My second story which took place last year is about how I got busted for working illegally. Although the majority of teachers/tutors in Beijing do not have the correct visa to legally accept money (mainly because they are mostly students studying Chinese), the police tend to turn a blind eye (I once taught a policewoman's son for instance). But to my misfortune, one of the tutoring agencies was raided (clearly the boss didn't pay attention to who he should be paying off) and my name, passport number, and phone number were given. A day later I found myself in the basement of the Public Security Bureau being questioned and reprimanded. A week later, in the same basement, I was told they wanted to cancel my visa (in exchange for a 10 day tourist visa) and pay them 2000 kuai ($250). I was confused and demanded to see the law in writing and how they came upon this arbitrary fine - they refused. I foolishly said that I wanted to talk to my lawyer first (it works in American movies). At that point, their faces became red as they shouted "If I see you on your mobile, I promise that I will black list you from China." As my heart pounded against my chest at a thousand mile per hour, I slowly swallowed by pride, signed whatever they wanted me to and left knowing that it was going to be an expensive week. The police blackmailed me, I had do legal recourse to defend myself, I was powerless. Mei Banfa! (what are ya gonna do)! So I went on early vacation to Macau.

For most of my life in the States I was unconcerned with improving my rights, the law, the process - it all seemed natural and mei banfa. But as I continue to live in China, I realize how much change had to have taken place since the founding fathers up to the 60's and the progressive reforms that give the security and assurances citizens need to live freely. By no means is America perfect in this regard, and by no means should we stop fighting for what is right, what is progressive, what is forward thinking - but unfortunately I didn't feel passionate about such issues until recently, falling into that old-age cliche - you don't know what you've been given until you don't have it anymore.

Monday, December 3, 2007

Two Birthdays Are Better Than One

Yesterday, I taught a new student who didn't know when his birthday was. All he could tell me was that he was born on the 5th day of the lunar calendar in the year of 1982. Like most Chinese (and Koreans) he only celebrates his moon birthday which changes every year.

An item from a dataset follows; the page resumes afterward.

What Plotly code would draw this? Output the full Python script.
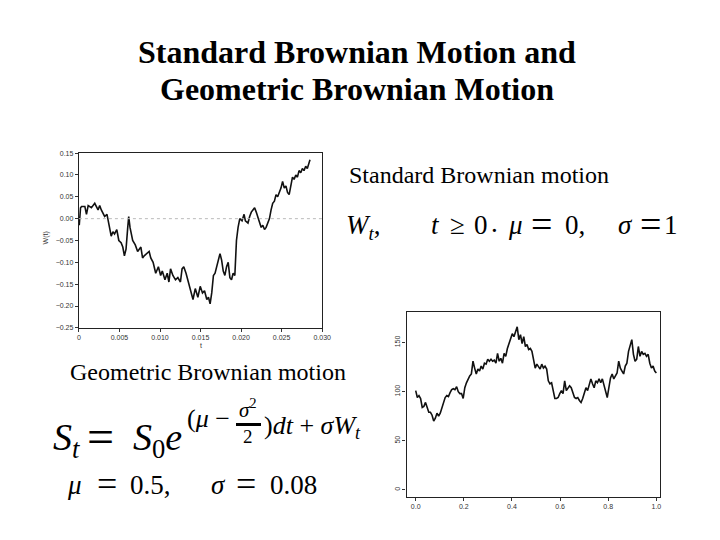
import plotly.graph_objects as go

# ---------------- data ----------------
# Standard Brownian motion W(t)
t_std = [0.00004, 0.0002, 0.00033, 0.00073, 0.00093, 0.00114, 0.00154, 0.00195, 0.00236, 0.00256,
         0.00276, 0.00317, 0.00346, 0.00378, 0.00398, 0.00419, 0.00439, 0.00467, 0.00492, 0.0052,
         0.00541, 0.00561, 0.00581, 0.00602, 0.00614, 0.0063, 0.00663, 0.00695, 0.00724, 0.00764,
         0.00785, 0.00805, 0.00833, 0.00866, 0.00886, 0.00915, 0.00947, 0.0098, 0.01008, 0.01028,
         0.01061, 0.01089, 0.0111, 0.0113, 0.01159, 0.01191, 0.0122, 0.01252, 0.01272, 0.01293,
         0.01321, 0.01354, 0.01382, 0.01407, 0.01435, 0.01467, 0.01496, 0.01524, 0.01549, 0.01577,
         0.01598, 0.01618, 0.01638, 0.01659, 0.01679, 0.01699, 0.0172, 0.0174, 0.0176, 0.0178,
         0.018, 0.01821, 0.01841, 0.01862, 0.01882, 0.01902, 0.01923, 0.01943, 0.01963, 0.01984,
         0.02012, 0.02037, 0.02053, 0.02085, 0.02106, 0.02126, 0.02146, 0.02167, 0.02187, 0.02207,
         0.02228, 0.02248, 0.02268, 0.02289, 0.02309, 0.02329, 0.0235, 0.0237, 0.0239, 0.02411,
         0.02431, 0.02451, 0.02472, 0.02492, 0.02512, 0.02533, 0.02553, 0.02573, 0.02593, 0.02614,
         0.02634, 0.02654, 0.02675, 0.02695, 0.02715, 0.02736, 0.02756, 0.02776, 0.02797, 0.02817,
         0.02837, 0.0285]
w_std = [-0.015, 0.025, 0.028, 0.028, 0.010, 0.030, 0.025, 0.035, 0.020, 0.030,
         0.020, 0.005, 0.010, -0.020, -0.040, -0.030, -0.035, -0.025, -0.050, -0.055,
         -0.065, -0.085, -0.070, -0.020, 0.005, -0.020, -0.050, -0.060, -0.075, -0.065,
         -0.090, -0.085, -0.080, -0.075, -0.090, -0.100, -0.125, -0.110, -0.130, -0.120,
         -0.140, -0.125, -0.145, -0.115, -0.130, -0.140, -0.135, -0.145, -0.115, -0.110,
         -0.125, -0.150, -0.165, -0.185, -0.160, -0.180, -0.155, -0.170, -0.165, -0.185,
         -0.180, -0.195, -0.170, -0.130, -0.125, -0.110, -0.090, -0.080, -0.095, -0.120,
         -0.130, -0.110, -0.100, -0.135, -0.140, -0.125, -0.130, -0.050, -0.020, 0.000,
         -0.005, 0.010, -0.005, -0.010, 0.005, 0.015, 0.020, 0.025, 0.015, 0.005,
         -0.010, -0.020, -0.015, -0.025, -0.020, -0.010, 0.000, 0.020, 0.035, 0.040,
         0.055, 0.050, 0.060, 0.070, 0.085, 0.070, 0.075, 0.060, 0.055, 0.080,
         0.095, 0.090, 0.100, 0.095, 0.110, 0.105, 0.115, 0.110, 0.120, 0.115,
         0.125, 0.135]

# Geometric Brownian motion S(t), sampled on an even grid 0..1
s_geo = [101, 94, 96, 93, 84, 85, 89, 84, 79, 79,
         76, 70, 73, 78, 75, 78, 84, 89, 94, 96,
         95, 99, 102, 103, 102, 105, 100, 98, 98, 93,
         104, 109, 113, 116, 118, 131, 124, 118, 123, 121,
         126, 123, 129, 128, 133, 131, 133, 131, 132, 129,
         139, 131, 134, 129, 139, 136, 144, 149, 154, 159,
         156, 161, 166, 153, 158, 149, 156, 146, 148, 143,
         144, 141, 131, 124, 128, 126, 123, 128, 124, 126,
         123, 111, 108, 109, 99, 93, 93, 94, 98, 101,
         98, 111, 101, 103, 106, 104, 99, 94, 93, 94,
         91, 89, 93, 99, 104, 101, 106, 113, 108, 104,
         111, 109, 113, 109, 113, 106, 101, 94, 104, 114,
         118, 113, 116, 119, 131, 124, 121, 118, 126, 129,
         141, 148, 153, 138, 131, 133, 146, 136, 141, 138,
         139, 136, 138, 129, 124, 126, 121, 119]
t_geo = [i / (len(s_geo) - 1) for i in range(len(s_geo))]

std_xticks = [0, 0.005, 0.010, 0.015, 0.020, 0.025, 0.030]
std_xlabels = ["0", "0.005", "0.010", "0.015", "0.020", "0.025", "0.030"]
std_yticks = [0.15, 0.10, 0.05, 0.0, -0.05, -0.10, -0.15, -0.20, -0.25]
std_ylabels = ["0.15", "0.10", "0.05", "0.00", "\u22120.05", "\u22120.10", "\u22120.15", "\u22120.20", "\u22120.25"]
geo_xticks = [0.0, 0.2, 0.4, 0.6, 0.8, 1.0]
geo_xlabels = ["0.0", "0.2", "0.4", "0.6", "0.8", "1.0"]
geo_yticks = [0, 50, 100, 150]
geo_ylabels = ["0", "50", "100", "150"]

# ---------------- figure ----------------
W, H = 720, 540
OFF = 8  # the page body margin shifts the figure by 8 px
SERIF = "Liberation Serif"
SANS = "Liberation Sans"


def px(x):
    return (x - OFF) / W


def py(y):
    return 1 - (y - OFF) / H


fig = go.Figure()
fig.add_trace(go.Scatter(x=t_std, y=w_std, mode="lines",
                         line=dict(color="#111111", width=1.6), xaxis="x", yaxis="y",
                         showlegend=False, hoverinfo="skip"))
fig.add_trace(go.Scatter(x=t_geo, y=s_geo, mode="lines",
                         line=dict(color="#111111", width=1.6), xaxis="x2", yaxis="y2",
                         showlegend=False, hoverinfo="skip"))

tickfont = dict(family=SANS, size=7, color="#333333")
axis_common = dict(showgrid=False, zeroline=False, showline=True, mirror=True,
                   linecolor="#222222", linewidth=1.3, ticks="outside", ticklen=3,
                   tickcolor="#333333", tickfont=tickfont)

fig.update_layout(
    width=W, height=H, margin=dict(l=0, r=0, t=0, b=0),
    paper_bgcolor="white", plot_bgcolor="white", showlegend=False,
    xaxis=dict(domain=[px(78), px(325)], range=[0, 0.030], anchor="y",
               tickvals=std_xticks, ticktext=std_xlabels, **axis_common),
    yaxis=dict(domain=[py(328), py(151)], range=[-0.25, 0.15], anchor="x",
               tickvals=std_yticks, ticktext=std_ylabels, **axis_common),
    xaxis2=dict(domain=[px(410.7), px(668.3)], range=[-0.038, 1.016], anchor="y2",
                tickvals=geo_xticks, ticktext=geo_xlabels, **axis_common),
    yaxis2=dict(domain=[py(499), py(311.7)], range=[-7, 181.4], anchor="x2",
                tickvals=geo_yticks, ticktext=geo_ylabels, tickangle=-90, **axis_common),
)

# dotted zero reference line in the standard BM panel
fig.add_shape(type="line", xref="x domain", yref="y", x0=0, x1=1, y0=0, y1=0,
              line=dict(color="#bbbbbb", width=1, dash="dot"))

ann = []


def text(s, x, y, size, xanchor="center", yanchor="middle", family=SERIF, color="black", angle=0):
    ann.append(dict(text=s, x=px(x), y=py(y), xref="paper", yref="paper",
                    xanchor=xanchor, yanchor=yanchor, showarrow=False, textangle=angle,
                    font=dict(family=family, size=size, color=color)))


# Title
text("<b>Standard Brownian Motion and</b>", 360, 49, 32)
text("<b>Geometric Brownian Motion</b>", 360, 86, 32)

# Labels
text("Standard Brownian motion", 350, 173, 24, xanchor="left")
text("Geometric Brownian motion", 67, 373, 24, xanchor="left")

# axis titles of the scanned panels
text("W(t)", 45, 237, 7, family=SANS, color="#333333", angle=-90)
text("t", 202, 346, 7, family=SANS, color="#333333")

# Math line 1:  W_t,   t >= 0 . mu = 0,   sigma = 1
M = 27
text("<i>W</i><sub><i>t</i></sub>,", 347, 226, M, xanchor="left")
text("<i>t</i>", 433, 224, M, xanchor="left")
text("\u2265", 462, 224, M)
text("0", 486, 224, M)
text(".", 500, 222, M)
text("<i>\u03bc</i>", 521, 224, M)
text("=", 548, 223, 38)
text("0,", 570, 224, M, xanchor="left")
text("<i>\u03c3</i>", 633, 224, M)
text("=", 658, 223, 38)
text("1", 679, 224, M)

# Math: S_t = S_0 e^{(mu - sigma^2/2)dt + sigma W_t}
text("<i>S</i><sub><i>t</i></sub>", 50, 442, 38, xanchor="left")
text("=", 100, 438, 48)
text("<i>S</i><sub>0</sub><i>e</i>", 131, 442, 38, xanchor="left")
text("(<i>\u03bc</i> \u2212", 186, 420, 26, xanchor="left")
text("<i>\u03c3</i><sup>2</sup>", 250, 410, 21)
text("2", 250, 438, 19)
text(")<i>dt</i> + <i>\u03c3W</i><sub><i>t</i></sub>", 264, 428, 26, xanchor="left")
# fraction bar
ann.append(dict(text=" ", x=px(250.5), y=py(426), xref="paper", yref="paper",
                xanchor="center", yanchor="middle", showarrow=False,
                width=25, height=3, bgcolor="black", borderpad=0, borderwidth=0,
                font=dict(family=SERIF, size=2, color="black")))

# Math: mu = 0.5,   sigma = 0.08
text("<i>\u03bc</i>", 74, 487, M)
text("=", 106, 486, 36)
text("0.5,", 128, 487, M, xanchor="left")
text("<i>\u03c3</i>", 220, 487, M)
text("=", 248, 486, 36)
text("0.08", 270, 487, M, xanchor="left")

fig.update_layout(annotations=ann)
fig.write_html("out.html")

This year, the first day of the Chinese lunar year will be February 7 - so my student's moon birthday will be on February 11. If your moon birthday is later in the year, a program on most Chinese mobile phones will help you calculate the exact date in the Gregorian calendar (our calendar) it falls on. Apparently the year that your birthday and moon birthday fall on the same day is supposed to be really special - some unlucky people die of old age before this happens to them.

Before our lesson was over I asked to see his ID card, which surely contains his real birthday. It said February 14, but he assured me a government employee accidentally entered his date of birth incorrectly (or just had a special fondness for Valentine's Day).

Go to this link (http://www.asia-home.com/china/cncaps.php?lang=en) to find out when your moon birthday is.

Saturday, December 1, 2007

Super Osama (not Mario) Games

Political correctness and being self aware about how one labels and describes a particular group or class of people is a trait that takes most societies a considerable amount of time and discipline to master. Americans have come a long way since the days when the "N" word was casually spoken, when women were told to stay in the kitchen, and when newspapers talked about Chinese coolies like they were lesser humans. Our society still suffers from discrimination, narrow-mindedness, and bigotry that festers in the minds of the less educated and ignorant - you'll be surprised how ill informed and hateful many 21st-century Americans are - but despite this, because mainstream media find its way into every facet of our lives, most of us are at least aware of what is socially acceptable and what is not. A country boy from Wyoming might hate homosexuals but unless he's some religious fanatic, he'll probably not casually advertise his prejudice views on national television. No restaurant in New York will advertise the fact that they don't want to serve Puerto Ricans - although a troubled restaurant manager may genuinely dislike Puerto Ricans, he is still aware of the social backlash from his political incorrectness and blatant discrimination.

Where am I going with this? I just want to bring light to some of the absurdities that I have heard and seen in China, even within the intellectual crowd. Its not the blind hate that's most shocking (the US has plenty of that) but the incredibly immature reasoning that they use to judge people which shows their lack of education and exposure to different peoples, cultures, and lifestyles - like when toddlers speak their mind.

For example, I have been told by a pair of waitresses that they dislike African men people because their skin looks dirty. I have been told by government workers that China does not have any gays. I have walked into bars with signs on the front that say, ribenren bu rang jin, No Japanese Allowed. I have been told by my teacher that beggars are a pathetic people. I have had taxi drivers openly tell me that their wife is a sanba, an idiot housewife.

Perhaps I am spoiled, naive, an American suburban-raised college graduate who was to young to remember the collapse of the Berlin Wall. Perhaps China is a just a developing country with developing thoughts and views and they don't know any better. But with the cities modernizing and developing their economies and infrastructures at rapid speeds, will education and open thought be able to catch up - or will it be many more decades before we see pluralism in China?